Che idea ti sei fatto del mercato portato avanti dalla società?
“Ottima, anche perché, come è nello ‘stile Quinto’, si è trattato di un lavoro di squadra, in cui mi sono sentito sempre coinvolto. Abbiamo perso Pellegrini per motivi di lavoro, ma Massaro garantirà ottime prestazioni. Aggiungiamo un giocatore di peso ed esperienza come Molina e un attaccante come Mijuskovic, il profilo che stavamo cercando. Tre giocatori che si inseriscono in un gruppo solido. Le carte per fare bene ci sono tutte, ora tocca a noi lavorare sodo, considerato anche che con questi innesti ho chiaro che la società ha alzato ancora l’asticella”.
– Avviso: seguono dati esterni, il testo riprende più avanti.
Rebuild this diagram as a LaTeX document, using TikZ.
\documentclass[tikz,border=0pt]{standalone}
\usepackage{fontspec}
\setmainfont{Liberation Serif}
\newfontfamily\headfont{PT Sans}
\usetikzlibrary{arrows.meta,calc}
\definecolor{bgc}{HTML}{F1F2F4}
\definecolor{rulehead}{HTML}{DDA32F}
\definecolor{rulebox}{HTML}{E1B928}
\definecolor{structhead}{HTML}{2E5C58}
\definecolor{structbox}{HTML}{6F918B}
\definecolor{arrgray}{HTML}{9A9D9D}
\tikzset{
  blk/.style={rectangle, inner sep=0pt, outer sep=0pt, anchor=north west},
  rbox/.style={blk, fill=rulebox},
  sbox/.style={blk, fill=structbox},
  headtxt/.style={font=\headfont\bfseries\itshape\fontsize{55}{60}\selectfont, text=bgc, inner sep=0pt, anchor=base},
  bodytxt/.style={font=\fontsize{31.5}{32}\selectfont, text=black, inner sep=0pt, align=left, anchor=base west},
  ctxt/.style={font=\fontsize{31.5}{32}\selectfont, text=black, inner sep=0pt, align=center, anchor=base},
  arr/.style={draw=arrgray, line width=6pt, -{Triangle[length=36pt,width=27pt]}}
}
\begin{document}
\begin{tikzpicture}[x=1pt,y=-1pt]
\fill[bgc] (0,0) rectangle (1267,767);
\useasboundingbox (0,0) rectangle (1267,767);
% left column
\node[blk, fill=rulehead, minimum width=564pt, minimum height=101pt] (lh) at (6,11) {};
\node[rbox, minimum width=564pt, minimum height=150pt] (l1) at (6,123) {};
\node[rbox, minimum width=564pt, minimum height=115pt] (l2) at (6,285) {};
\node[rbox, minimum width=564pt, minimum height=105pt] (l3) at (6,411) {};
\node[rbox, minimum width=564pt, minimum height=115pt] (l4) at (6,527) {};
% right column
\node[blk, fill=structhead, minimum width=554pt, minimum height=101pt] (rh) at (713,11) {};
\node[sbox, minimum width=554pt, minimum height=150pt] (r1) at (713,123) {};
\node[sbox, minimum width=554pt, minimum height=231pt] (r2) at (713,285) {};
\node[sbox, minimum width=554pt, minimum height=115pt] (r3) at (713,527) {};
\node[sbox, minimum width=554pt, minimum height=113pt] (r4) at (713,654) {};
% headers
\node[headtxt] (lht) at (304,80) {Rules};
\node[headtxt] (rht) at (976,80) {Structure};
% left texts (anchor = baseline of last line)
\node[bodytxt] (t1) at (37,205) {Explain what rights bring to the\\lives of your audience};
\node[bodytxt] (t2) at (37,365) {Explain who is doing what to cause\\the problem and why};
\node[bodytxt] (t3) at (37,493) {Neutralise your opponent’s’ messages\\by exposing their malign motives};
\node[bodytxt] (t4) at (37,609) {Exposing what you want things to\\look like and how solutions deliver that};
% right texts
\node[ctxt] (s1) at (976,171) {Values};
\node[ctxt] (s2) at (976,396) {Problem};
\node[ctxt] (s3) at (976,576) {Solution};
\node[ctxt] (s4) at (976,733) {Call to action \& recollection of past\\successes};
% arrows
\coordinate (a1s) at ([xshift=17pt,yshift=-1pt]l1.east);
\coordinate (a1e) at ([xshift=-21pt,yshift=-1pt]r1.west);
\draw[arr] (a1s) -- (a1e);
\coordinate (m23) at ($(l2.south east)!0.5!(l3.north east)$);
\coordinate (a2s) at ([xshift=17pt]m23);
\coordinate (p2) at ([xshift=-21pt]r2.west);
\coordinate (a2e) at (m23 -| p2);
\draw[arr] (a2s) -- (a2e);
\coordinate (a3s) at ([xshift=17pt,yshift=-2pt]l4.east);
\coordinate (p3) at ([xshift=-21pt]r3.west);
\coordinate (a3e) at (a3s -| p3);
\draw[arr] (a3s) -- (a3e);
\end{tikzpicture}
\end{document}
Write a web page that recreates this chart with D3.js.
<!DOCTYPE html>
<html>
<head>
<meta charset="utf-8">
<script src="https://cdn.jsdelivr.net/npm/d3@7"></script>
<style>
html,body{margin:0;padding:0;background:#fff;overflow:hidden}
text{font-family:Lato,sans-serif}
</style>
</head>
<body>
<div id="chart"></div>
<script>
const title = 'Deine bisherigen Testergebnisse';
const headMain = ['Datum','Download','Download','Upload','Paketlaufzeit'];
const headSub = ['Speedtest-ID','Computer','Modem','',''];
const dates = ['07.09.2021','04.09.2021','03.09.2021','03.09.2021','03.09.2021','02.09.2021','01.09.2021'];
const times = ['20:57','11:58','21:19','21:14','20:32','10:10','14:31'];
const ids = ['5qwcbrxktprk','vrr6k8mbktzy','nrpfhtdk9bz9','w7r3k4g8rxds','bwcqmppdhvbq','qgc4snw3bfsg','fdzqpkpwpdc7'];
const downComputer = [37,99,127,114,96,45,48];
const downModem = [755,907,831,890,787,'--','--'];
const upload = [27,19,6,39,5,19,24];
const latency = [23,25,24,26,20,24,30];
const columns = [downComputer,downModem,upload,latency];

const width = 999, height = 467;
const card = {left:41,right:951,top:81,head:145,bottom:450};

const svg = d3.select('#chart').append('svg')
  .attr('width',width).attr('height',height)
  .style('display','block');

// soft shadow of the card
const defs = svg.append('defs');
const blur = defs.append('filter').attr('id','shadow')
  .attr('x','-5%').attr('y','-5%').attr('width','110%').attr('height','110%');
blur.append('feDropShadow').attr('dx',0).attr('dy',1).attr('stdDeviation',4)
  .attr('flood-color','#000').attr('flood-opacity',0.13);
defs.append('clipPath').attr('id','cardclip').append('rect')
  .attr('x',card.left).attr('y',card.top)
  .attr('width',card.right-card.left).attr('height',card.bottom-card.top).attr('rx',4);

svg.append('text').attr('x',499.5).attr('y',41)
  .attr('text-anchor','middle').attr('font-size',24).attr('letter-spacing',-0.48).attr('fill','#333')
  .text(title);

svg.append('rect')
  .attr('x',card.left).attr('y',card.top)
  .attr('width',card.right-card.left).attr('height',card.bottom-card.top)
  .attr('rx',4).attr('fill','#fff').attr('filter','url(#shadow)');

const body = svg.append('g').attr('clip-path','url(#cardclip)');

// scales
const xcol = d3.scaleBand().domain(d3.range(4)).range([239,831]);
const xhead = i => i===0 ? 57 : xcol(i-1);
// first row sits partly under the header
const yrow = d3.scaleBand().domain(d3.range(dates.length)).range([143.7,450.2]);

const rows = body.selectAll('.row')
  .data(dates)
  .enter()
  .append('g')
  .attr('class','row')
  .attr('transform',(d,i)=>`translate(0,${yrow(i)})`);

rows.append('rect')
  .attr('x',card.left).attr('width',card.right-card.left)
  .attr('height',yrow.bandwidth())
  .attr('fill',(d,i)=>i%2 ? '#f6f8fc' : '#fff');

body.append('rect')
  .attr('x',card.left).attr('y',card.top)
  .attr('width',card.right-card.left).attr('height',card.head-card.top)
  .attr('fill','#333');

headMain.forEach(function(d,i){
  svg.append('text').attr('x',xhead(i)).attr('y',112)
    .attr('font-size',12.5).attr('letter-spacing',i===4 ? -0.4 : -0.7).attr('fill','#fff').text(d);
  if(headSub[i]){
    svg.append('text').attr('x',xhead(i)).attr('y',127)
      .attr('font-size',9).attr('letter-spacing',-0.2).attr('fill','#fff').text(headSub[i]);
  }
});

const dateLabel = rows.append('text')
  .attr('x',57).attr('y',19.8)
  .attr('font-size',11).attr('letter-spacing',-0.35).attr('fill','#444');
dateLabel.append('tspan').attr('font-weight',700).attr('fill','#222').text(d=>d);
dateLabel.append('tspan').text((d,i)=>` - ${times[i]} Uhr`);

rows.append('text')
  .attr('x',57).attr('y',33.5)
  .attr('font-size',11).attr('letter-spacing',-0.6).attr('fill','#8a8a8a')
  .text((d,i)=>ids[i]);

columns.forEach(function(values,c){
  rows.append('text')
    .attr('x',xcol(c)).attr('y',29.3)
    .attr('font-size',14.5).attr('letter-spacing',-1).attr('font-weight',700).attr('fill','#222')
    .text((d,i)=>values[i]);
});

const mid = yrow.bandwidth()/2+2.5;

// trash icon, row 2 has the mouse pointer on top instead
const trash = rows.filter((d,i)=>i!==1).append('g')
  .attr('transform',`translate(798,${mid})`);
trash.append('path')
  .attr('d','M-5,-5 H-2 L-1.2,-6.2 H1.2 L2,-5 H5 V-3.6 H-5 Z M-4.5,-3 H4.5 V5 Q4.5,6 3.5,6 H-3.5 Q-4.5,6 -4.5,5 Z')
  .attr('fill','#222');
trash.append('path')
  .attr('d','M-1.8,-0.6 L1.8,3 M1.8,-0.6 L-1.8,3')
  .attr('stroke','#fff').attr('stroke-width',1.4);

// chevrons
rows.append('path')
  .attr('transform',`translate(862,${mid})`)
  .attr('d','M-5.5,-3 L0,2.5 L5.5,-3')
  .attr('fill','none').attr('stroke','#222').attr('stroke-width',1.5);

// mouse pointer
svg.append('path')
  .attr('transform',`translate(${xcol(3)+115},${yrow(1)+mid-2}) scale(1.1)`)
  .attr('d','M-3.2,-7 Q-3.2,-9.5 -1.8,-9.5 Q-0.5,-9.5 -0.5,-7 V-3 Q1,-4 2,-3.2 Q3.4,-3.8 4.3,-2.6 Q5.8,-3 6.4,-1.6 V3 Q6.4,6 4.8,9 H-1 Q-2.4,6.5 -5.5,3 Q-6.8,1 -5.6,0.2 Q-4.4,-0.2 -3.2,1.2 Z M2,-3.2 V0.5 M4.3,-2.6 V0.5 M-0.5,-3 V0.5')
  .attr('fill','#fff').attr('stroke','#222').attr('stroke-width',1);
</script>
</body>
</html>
Arrivi sulla panchina da allenatore della prima squadra con una vasta esperienza su quella delle giovanili, che quest’anno hanno vissuto una stagione da incorniciare…
“È così. Secondo posto per gli Under 16, terzo per gli Under 20, quinto per gli Under 18, gli Under 14 campioni regionali. Alle spalle della prima squadra c’è un vivaio florido e vitale, ne sono dimostrazione questi risultati ma anche i tanti ragazzi che si sono già affacciati in prima squadra: penso a Niccolò e Jacopo Gambacciani, a Matteo Perongini, a Simone Villa, a Lorenzo Dellacasa e a Rocco Valle. Altri seguiranno nella prossima stagione. Senza dimenticare le diverse chiamate nelle Nazionali giovanili, altro fiore all’occhiello della nostra società”.
In tutto questo, anche la tua vita privata, personale, è stata attraversata dalle emozioni in modo dirompente.
“Sì. Devo ringraziare tutta la società, ma proprio tutta, dal presidente Giorgio Giorgi sino ai collaboratori, per come mi è stata vicina nel momento della scomparsa di mia madre Martha. Ma anche tutti i ragazzi delle giovanili che mi hanno fatto sentire la loro presenza. Presenza e vicinanza che si sono trasformate in altrettanta gioia quando Francesca ha dato alla luce Carlottamartha: ogni cosa che faccio, ogni vittoria, è per loro. Le sento vicine anche quando in realtà sono lontane, ma so che tifano per me. E lassù, da qualche parte, ho altri tre tifosi eccezionali: papà Riccardo, mamma Martha e Marco. So che ci sono, li sento”.